Dans le même temps, la question des extraterrestres a toujours été l’occasion de réflechir à notre propre civilisation, notre place dans l’univers, notre avenir. La science-fiction a souvent été un artifice littéraire pour évoquer des questions très concrètes sur l’humanité. Et le paradoxe de Fermi pose deux questions qui nous concernent : peut-être que l’apparition de civilisations est très rare, beaucoup plus rare que nous ne le pensions, ce qui ferait de l’humanité moderne une exception remarquable à l’échelle de la galaxie. Ou alors, peut-être que la civilisation technologique n’est pas soutenable, qu’elle apparaît brièvement mais disparaît très rapidement, épuisant ses ressources ou sombrant dans des conflits destructeurs à peine des armes suffisamment destructrices découvertes. Ces deux questions sont au cœur de l’actualité, que ce soit la soutenabilité de notre modèle de développement à un âge de réchauffement climatique et d’effondrement de la biodiversité, ou des conflits avec la dissémination nucléaire et le terrorisme.

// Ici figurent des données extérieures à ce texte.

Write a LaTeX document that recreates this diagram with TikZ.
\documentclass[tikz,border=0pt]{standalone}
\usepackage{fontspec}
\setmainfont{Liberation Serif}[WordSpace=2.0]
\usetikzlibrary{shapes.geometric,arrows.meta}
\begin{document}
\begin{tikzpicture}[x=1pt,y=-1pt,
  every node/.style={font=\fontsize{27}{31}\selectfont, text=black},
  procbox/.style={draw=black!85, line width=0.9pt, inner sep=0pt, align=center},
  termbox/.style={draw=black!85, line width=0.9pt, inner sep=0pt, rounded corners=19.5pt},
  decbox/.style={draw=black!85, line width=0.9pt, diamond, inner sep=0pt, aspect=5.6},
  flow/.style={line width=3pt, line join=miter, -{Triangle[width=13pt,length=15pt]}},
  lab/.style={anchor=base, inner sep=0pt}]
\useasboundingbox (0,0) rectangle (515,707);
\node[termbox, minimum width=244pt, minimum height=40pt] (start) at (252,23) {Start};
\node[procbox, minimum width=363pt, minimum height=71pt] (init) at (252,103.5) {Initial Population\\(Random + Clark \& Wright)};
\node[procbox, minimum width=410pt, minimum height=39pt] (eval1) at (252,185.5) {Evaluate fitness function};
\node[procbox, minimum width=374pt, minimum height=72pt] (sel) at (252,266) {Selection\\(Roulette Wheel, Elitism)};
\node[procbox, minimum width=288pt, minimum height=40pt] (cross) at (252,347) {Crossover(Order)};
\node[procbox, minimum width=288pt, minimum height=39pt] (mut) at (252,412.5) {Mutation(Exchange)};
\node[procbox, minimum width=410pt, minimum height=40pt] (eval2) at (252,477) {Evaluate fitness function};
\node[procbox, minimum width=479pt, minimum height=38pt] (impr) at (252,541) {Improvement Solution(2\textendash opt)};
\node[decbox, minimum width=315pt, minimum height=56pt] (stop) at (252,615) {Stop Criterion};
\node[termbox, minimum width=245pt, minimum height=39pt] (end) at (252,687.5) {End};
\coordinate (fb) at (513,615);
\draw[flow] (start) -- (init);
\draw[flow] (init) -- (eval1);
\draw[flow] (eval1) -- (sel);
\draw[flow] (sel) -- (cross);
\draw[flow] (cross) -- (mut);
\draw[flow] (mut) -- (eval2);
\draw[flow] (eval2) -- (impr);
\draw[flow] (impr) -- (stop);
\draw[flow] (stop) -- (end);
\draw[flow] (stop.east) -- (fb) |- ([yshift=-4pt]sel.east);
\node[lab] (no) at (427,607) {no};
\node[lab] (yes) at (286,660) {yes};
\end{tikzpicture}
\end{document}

Vous dites : "l’état général et presque permanent de l’humanité a été la stagnation économique et technique, et que notre époque et notre niveau technologique, relèvent d’une situation réellement exceptionnelle". Quelles sont les facteurs ayant permis, ces dernières décennies, cette croissance technologique ?

Le développement économique est à l’échelle de l’existence de l’humanité une exception. Notre espèce existe depuis 300 000 ans, pendant lesquels elle est restée au stade de chasseurs-cueilleurs. L’agriculture n’existe que depuis environ 10 000 ans, et la révolution industrielle depuis 200 ans environ. Le temps du progrès technologique et de la croissance économique a été, à l’échelle de l’existence de l’humanité, très court.

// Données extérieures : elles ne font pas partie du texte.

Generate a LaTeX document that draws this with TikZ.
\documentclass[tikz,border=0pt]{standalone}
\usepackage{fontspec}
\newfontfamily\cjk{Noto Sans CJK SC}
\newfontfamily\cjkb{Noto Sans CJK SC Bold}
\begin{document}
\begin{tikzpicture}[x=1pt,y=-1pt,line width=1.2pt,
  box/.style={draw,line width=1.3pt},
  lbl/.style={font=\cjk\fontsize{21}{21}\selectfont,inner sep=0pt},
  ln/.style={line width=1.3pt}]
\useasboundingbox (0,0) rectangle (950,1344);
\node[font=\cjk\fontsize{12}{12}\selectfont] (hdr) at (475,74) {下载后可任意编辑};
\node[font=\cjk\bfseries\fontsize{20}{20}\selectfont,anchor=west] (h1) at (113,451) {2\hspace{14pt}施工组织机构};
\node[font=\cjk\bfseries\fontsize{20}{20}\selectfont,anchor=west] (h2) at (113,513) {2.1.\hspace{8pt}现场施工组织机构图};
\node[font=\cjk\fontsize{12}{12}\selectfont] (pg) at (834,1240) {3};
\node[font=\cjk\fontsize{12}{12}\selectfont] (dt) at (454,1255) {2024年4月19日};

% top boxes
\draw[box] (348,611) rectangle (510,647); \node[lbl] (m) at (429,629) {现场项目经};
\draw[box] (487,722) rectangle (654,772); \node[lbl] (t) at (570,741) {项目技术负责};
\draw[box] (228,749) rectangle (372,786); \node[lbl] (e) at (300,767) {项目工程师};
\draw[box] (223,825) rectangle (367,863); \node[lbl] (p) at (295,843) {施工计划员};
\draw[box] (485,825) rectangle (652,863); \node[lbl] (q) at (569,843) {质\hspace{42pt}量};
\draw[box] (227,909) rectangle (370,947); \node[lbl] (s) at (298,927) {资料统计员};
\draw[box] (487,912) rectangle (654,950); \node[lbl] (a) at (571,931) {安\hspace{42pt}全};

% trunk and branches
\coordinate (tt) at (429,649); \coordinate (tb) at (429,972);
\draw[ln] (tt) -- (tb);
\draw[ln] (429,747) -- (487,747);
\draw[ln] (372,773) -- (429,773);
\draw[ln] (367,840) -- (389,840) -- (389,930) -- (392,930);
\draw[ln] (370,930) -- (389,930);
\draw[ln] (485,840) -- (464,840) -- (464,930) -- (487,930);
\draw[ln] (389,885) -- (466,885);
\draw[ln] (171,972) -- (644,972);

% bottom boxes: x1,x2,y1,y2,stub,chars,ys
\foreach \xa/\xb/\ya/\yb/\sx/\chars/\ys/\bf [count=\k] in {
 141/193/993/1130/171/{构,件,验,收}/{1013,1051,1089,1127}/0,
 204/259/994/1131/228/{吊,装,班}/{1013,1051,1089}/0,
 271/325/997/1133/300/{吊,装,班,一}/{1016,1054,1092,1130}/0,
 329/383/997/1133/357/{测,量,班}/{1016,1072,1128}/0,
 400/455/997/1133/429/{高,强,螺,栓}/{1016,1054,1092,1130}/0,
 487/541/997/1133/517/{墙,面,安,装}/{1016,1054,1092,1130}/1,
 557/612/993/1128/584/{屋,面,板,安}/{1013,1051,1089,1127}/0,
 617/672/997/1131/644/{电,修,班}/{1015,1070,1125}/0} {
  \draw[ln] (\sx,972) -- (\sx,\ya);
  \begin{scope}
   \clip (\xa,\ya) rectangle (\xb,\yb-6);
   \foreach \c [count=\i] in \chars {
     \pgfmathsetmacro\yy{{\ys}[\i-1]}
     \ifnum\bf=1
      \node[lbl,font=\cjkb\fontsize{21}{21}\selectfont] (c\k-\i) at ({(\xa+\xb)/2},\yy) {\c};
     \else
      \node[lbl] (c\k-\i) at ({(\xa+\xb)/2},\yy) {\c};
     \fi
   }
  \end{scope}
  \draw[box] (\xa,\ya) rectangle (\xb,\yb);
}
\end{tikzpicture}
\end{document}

Qu’est-ce qui a changé et créé la situation actuelle ? C’est l’une des plus importantes questions de l’histoire économique et nous n’en avons pas la réponse complète. Après tout de nombreux pays sont encore aujourd’hui très pauvres, ce qui montre que le développement économique est loin d’être compris et maitrisé ! On connaît les caractéristiques de la révolution industrielle : le développement à un rythme de plus en plus rapide d’innovations technologiques, tandis que la population augmentait, mais moins vite que le progrès économique, ce qui nous a permis d’éviter la trappe malthusienne dans laquelle nous avions été pris pendant si longtemps auparavant. Les facteurs qui ont permis ces innovations très rapides sont à rechercher dans les institutions particulières des pays riches, mais aussi dans des circonstances historiques très particulières. En tout cas l’idée que le progrès était « écrit », que le développement économique n’était qu’une question de temps, est fausse.

Vous concluez votre chapitre par la phrase : "Nous ne devons pas exclure que les civilisations technologiques soient insoutenables"? Que voulez-vous dire exactement par là ? 

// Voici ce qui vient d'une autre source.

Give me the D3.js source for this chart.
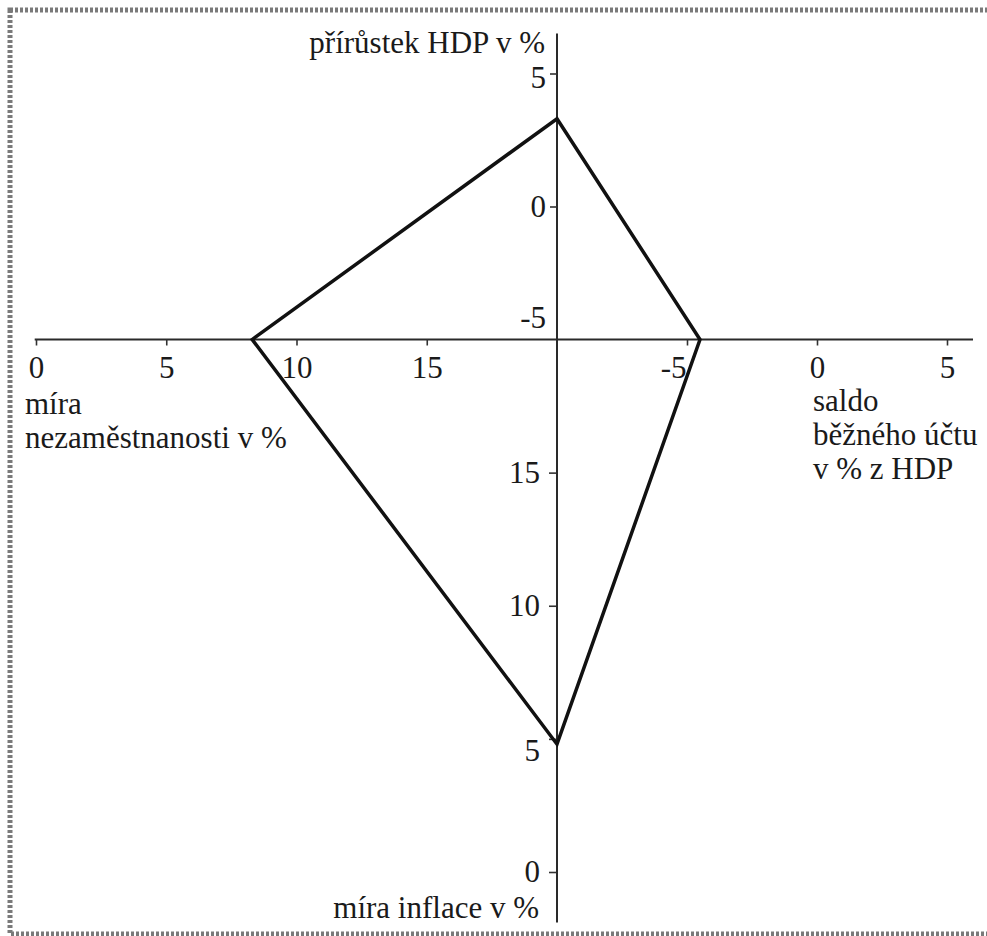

Notre progrès économique a pour caractéristique de transformer massivement notre planète, ce qui a des conséquences importantes sur la biodiversité, et fait apparaître de nombreux risques globaux, en particulier environnementaux. Notre technologie repose également sur la consommation de ressources qui ne sont pas infinies. Cela pose donc la question de la perenité de notre modèle économique, de notre civilisation. De ce point de vue, l’analyse de l’histoire et de l’économie tend à nous montrer un verre à moitié vide (ou à moitié plein si l’on veut être optimiste). Nous pouvons constater que l’épuisement des ressources naturelles a toujours, jusqu’à présent, pu être contourné par des solutions technologiques. L’électricité a remplacé la graisse de baleine pour l’éclairage avant la disparition de cette espèce, surchassée au 19ième siècle. Mais l’expérience des multiples civilisations qui se sont effondrées dans l’histoire montre que les mécanismes qui permettent aux sociétés de résoudre leurs problèmes peuvent se gripper, et conduire de manière très brutale à des effondrements caractérisés par une perte de capacités technologiques. Rien ne permet d’affirmer que notre société assise sur la révolution industrielle échappera à ce destin.